“In every dispute between parent and child, both cannot be right, but they may be, and usually are, both wrong. It is this situation which gives family life its peculiar hysterical charm.” — Isaac Rosenfeld
Rosenfeld almost got it right, but not quite. Certainly, in every dispute between parent and child, both may be wrong. It’s also true that they both may be right; and to some extent, they usually are. Although parent/child disputes are typically treated as a special category, they are better understood merely as disputes, not particularly different from other disputes. Quite simply, people are disagreeing. That’s all there is to it.
When parents and children disagree, the dispute is viewed differently than other disagreements. In the latter, there is an assumed balance or parody between the participants. In the former, there is a strong tendency to assume that the parent is right and the child is wrong. For the child to pursue the contrary view is disrespectful.
When adults disagree, they seldom dispute the observable facts. They are usually disagreeing about the correct interpretation, meaning, or significance of those facts. When parents and children disagree, it’s usually over “enough;” early enough, late enough, clean enough, good enough, well enough, and so on. Even so, the dispute represents a difference in point of view, opinion, or interpretation. The point is that the issue is normally not the kind of situation where someone is right and someone is wrong. Both parties are at least partially right. Instead of understanding it as a dispute or argument, it needs to be seen as a negotiation, not dissimilar from any other negotiation.

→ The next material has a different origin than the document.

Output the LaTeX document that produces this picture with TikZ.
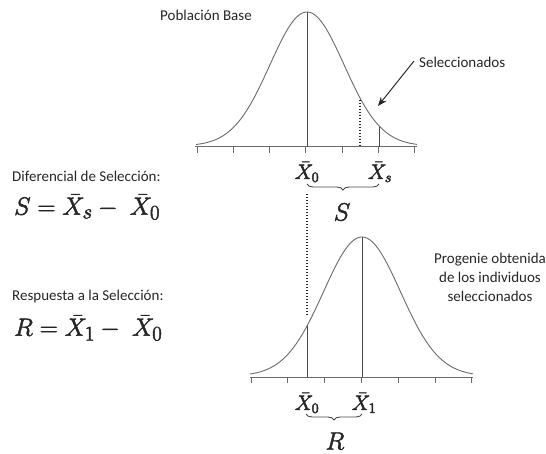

This converts most parent/child disputes to either negotiations or unilateral decision making. The parent either negotiates or lays down the law, so to speak. There is no dispute or argument. Deciding which is appropriate is difficult; but Virginia Satir has a perspective that helps, “Feelings of worth can flourish only in an atmosphere where individual differences are appreciated, mistakes are tolerated, communication is open, and rules are flexible — the kind of atmosphere that is found in a nurturing family.”

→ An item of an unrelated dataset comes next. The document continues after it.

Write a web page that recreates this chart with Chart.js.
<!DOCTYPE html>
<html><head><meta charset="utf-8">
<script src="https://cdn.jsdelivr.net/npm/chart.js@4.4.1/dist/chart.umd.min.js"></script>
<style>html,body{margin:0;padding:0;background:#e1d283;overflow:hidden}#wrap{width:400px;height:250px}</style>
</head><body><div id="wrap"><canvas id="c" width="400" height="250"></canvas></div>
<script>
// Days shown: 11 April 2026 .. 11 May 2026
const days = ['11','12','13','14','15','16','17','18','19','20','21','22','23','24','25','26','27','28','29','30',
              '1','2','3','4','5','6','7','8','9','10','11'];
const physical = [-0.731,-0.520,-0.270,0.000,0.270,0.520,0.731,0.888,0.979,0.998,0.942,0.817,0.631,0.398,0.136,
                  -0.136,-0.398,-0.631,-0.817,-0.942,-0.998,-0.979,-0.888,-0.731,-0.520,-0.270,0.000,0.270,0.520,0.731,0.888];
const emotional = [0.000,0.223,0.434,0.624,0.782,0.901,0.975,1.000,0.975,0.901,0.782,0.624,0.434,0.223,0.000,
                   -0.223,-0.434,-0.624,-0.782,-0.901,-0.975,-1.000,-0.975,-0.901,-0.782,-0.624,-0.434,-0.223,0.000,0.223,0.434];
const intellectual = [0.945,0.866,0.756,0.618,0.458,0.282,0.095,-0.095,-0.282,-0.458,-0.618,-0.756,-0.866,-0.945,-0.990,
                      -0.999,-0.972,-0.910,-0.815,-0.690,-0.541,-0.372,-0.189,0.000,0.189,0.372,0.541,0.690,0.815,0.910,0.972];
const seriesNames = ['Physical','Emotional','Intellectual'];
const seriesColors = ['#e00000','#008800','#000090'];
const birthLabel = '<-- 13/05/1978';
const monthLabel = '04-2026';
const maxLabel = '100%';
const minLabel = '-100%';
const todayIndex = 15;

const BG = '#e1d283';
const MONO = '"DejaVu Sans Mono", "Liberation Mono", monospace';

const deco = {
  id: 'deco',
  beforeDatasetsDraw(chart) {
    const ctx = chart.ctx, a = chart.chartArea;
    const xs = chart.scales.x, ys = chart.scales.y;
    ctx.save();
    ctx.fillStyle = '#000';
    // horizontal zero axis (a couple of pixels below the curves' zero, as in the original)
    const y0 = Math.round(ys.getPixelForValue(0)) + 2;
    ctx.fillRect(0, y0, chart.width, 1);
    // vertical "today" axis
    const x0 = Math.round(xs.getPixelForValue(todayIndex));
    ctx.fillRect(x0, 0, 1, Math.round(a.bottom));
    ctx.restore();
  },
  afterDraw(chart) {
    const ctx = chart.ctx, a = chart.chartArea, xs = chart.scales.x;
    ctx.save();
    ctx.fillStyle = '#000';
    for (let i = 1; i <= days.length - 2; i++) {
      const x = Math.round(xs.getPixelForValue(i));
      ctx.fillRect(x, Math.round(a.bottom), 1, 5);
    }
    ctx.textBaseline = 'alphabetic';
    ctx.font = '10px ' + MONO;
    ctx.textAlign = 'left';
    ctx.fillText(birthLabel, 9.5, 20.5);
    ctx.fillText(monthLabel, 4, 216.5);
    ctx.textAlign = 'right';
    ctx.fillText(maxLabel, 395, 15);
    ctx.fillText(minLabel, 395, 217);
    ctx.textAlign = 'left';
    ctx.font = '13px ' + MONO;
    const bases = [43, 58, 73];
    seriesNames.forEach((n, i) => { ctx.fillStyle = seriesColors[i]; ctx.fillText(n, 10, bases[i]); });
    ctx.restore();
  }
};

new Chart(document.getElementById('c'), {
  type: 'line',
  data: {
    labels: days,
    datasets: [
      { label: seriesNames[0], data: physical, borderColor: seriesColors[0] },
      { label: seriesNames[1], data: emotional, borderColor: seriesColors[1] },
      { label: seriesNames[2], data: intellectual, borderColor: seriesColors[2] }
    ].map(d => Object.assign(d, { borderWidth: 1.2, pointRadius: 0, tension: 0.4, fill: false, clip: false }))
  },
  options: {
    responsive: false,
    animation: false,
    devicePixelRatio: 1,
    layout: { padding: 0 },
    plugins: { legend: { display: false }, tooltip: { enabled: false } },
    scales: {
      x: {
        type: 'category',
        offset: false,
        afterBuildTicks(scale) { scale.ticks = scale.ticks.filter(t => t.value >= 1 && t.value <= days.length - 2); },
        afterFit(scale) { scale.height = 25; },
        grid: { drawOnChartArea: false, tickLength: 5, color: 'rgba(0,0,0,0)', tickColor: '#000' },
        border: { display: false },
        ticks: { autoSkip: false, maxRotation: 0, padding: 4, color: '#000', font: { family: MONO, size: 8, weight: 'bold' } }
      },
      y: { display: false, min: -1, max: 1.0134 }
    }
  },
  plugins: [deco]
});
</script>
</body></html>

Of course, Sidonie Gruenberg was right, “Home is the place where boys and girls first learn how to limit their wishes, abide by rules, and consider the rights and needs of others;” but Thomas Moore was also right, “Family life is full of major and minor crises — the ups and downs of health, success and failure in career, marriage, and divorce — and all kinds of characters. It is tied to places and events and histories. With all of these felt details, life etches itself into memory and personality. It’s difficult to imagine anything more nourishing to the soul.”
The conclusion is this. Lay down the law with your children, when you must. The rest of the time, negotiate, using the same tact and interpersonal charm you use with everyone else with whom you occasionally disagree.